Source excerpt:
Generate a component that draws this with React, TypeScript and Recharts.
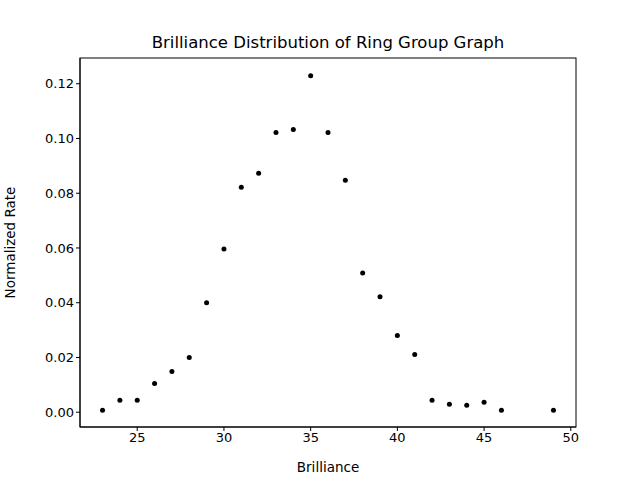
import { ScatterChart, Scatter, XAxis, YAxis } from 'recharts';

const brilliance = [23, 24, 25, 26, 27, 28, 29, 30, 31, 32, 33, 34, 35, 36, 37, 38, 39, 40, 41, 42, 43, 44, 45, 46, 49];
const rates = [
  0.0007, 0.0044, 0.0044, 0.0105, 0.0149, 0.02, 0.04, 0.0596, 0.0822, 0.0873, 0.1022, 0.1033, 0.1229,
  0.1022, 0.0847, 0.0509, 0.0422, 0.028, 0.0211, 0.0044, 0.0029, 0.0025, 0.0036, 0.0007, 0.0007,
];
const xTicks = [25, 30, 35, 40, 45, 50];
const yTicks = [0, 0.02, 0.04, 0.06, 0.08, 0.1, 0.12];

const data = brilliance.map((b, i) => ({ b, r: rates[i] }));
const font = 'DejaVu Sans';
const tick = { fontSize: 13, fill: '#000', fontFamily: font };

const Dot = (p: any) => <circle cx={p.cx} cy={p.cy} r={2.5} fill="#000" />;

export default function App() {
  return (
    <div style={{ position: 'absolute', left: 0, top: 0, width: 640, height: 480, background: '#fff' }}>
      <div
        style={{
          position: 'absolute', top: 33, left: 80, width: 496, textAlign: 'center',
          fontFamily: font, fontSize: 16.5, color: '#000',
        }}
      >
        Brilliance Distribution of Ring Group Graph
      </div>
      <ScatterChart width={640} height={480} margin={{ top: 58, right: 64, left: 0, bottom: 0 }}>
        <XAxis
          type="number"
          dataKey="b"
          domain={[21.7, 50.3]}
          ticks={xTicks}
          tick={tick}
          tickSize={4}
          height={53}
          stroke="#000"
          mirror={false}
          label={{ value: 'Brilliance', position: 'insideBottom', offset: 8, fill: '#000', fontSize: 13.5, fontFamily: font }}
          allowDataOverflow
        />
        <YAxis
          type="number"
          dataKey="r"
          domain={[-0.0054, 0.1294]}
          ticks={yTicks}
          tickFormatter={(v: number) => v.toFixed(2)}
          tick={tick}
          tickSize={4}
          width={80}
          stroke="#000"
          label={{ value: 'Normalized Rate', angle: -90, position: 'insideLeft', offset: 10, fill: '#000', fontSize: 13.5, fontFamily: font, style: { textAnchor: 'middle' } }}
          allowDataOverflow
        />
        <Scatter data={data} shape={Dot} isAnimationActive={false} />
        <svg>
          <rect x={80} y={58} width={496} height={369} fill="none" stroke="#000" />
        </svg>
      </ScatterChart>
    </div>
  );
}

What needs to be done:
Print the full listing exactly, dropping the pictures.

Correct response:
Generate a component that draws this with React, TypeScript and Recharts.
import { ScatterChart, Scatter, XAxis, YAxis } from 'recharts';

const brilliance = [23, 24, 25, 26, 27, 28, 29, 30, 31, 32, 33, 34, 35, 36, 37, 38, 39, 40, 41, 42, 43, 44, 45, 46, 49];
const rates = [
  0.0007, 0.0044, 0.0044, 0.0105, 0.0149, 0.02, 0.04, 0.0596, 0.0822, 0.0873, 0.1022, 0.1033, 0.1229,
  0.1022, 0.0847, 0.0509, 0.0422, 0.028, 0.0211, 0.0044, 0.0029, 0.0025, 0.0036, 0.0007, 0.0007,
];
const xTicks = [25, 30, 35, 40, 45, 50];
const yTicks = [0, 0.02, 0.04, 0.06, 0.08, 0.1, 0.12];

const data = brilliance.map((b, i) => ({ b, r: rates[i] }));
const font = 'DejaVu Sans';
const tick = { fontSize: 13, fill: '#000', fontFamily: font };

const Dot = (p: any) => <circle cx={p.cx} cy={p.cy} r={2.5} fill="#000" />;

export default function App() {
  return (
    <div style={{ position: 'absolute', left: 0, top: 0, width: 640, height: 480, background: '#fff' }}>
      <div
        style={{
          position: 'absolute', top: 33, left: 80, width: 496, textAlign: 'center',
          fontFamily: font, fontSize: 16.5, color: '#000',
        }}
      >
        Brilliance Distribution of Ring Group Graph
      </div>
      <ScatterChart width={640} height={480} margin={{ top: 58, right: 64, left: 0, bottom: 0 }}>
        <XAxis
          type="number"
          dataKey="b"
          domain={[21.7, 50.3]}
          ticks={xTicks}
          tick={tick}
          tickSize={4}
          height={53}
          stroke="#000"
          mirror={false}
          label={{ value: 'Brilliance', position: 'insideBottom', offset: 8, fill: '#000', fontSize: 13.5, fontFamily: font }}
          allowDataOverflow
        />
        <YAxis
          type="number"
          dataKey="r"
          domain={[-0.0054, 0.1294]}
          ticks={yTicks}
          tickFormatter={(v: number) => v.toFixed(2)}
          tick={tick}
          tickSize={4}
          width={80}
          stroke="#000"
          label={{ value: 'Normalized Rate', angle: -90, position: 'insideLeft', offset: 10, fill: '#000', fontSize: 13.5, fontFamily: font, style: { textAnchor: 'middle' } }}
          allowDataOverflow
        />
        <Scatter data={data} shape={Dot} isAnimationActive={false} />
        <svg>
          <rect x={80} y={58} width={496} height={369} fill="none" stroke="#000" />
        </svg>
      </ScatterChart>
    </div>
  );
}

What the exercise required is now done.